By Mohamed Effat and Heba Afify
MINYA: Voters, candidates and civil society groups said that Sunday’s parliamentary elections in Minya were free of clashes and forgery.
Khaled Kamal Makady, 65, was disappointed to find that no one was willing to pay for his vote.
“No one is paying the voters anything, I wish they were,” said Makady.
Samir Youssef, member of the Coalition of Independent Monitors from the Egyptian Association for Community Participation Enhancement, told Daily News Egypt that there were no clashes or violence reported in Minya, only some administrative problems.
Saad El-Katatni, a Muslim Brotherhood candidate and member of the last parliamentary round, said that the polls were free and fair, adding that he hopes the electoral process will continue this way.
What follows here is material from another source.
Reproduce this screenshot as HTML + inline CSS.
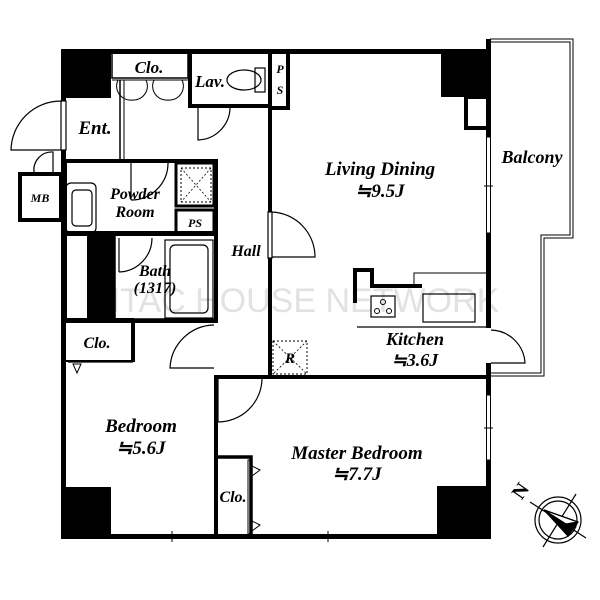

“It’s a game in which somebody has to win and somebody has to lose and I will only accept the results if the game was played according to the rules of democracy,” he said.
El-Katatni complained that the polling stations were transferred from the areas where his supporters are based to far away locations and that the Supreme Electoral Commission did not inform the voters of the change, which he worries may cost him votes.
“We, as Egyptians, are negative about voting so if the people feel like they have to make an effort and it’s going to cost them money, they just won’t go,” said El-Katatni.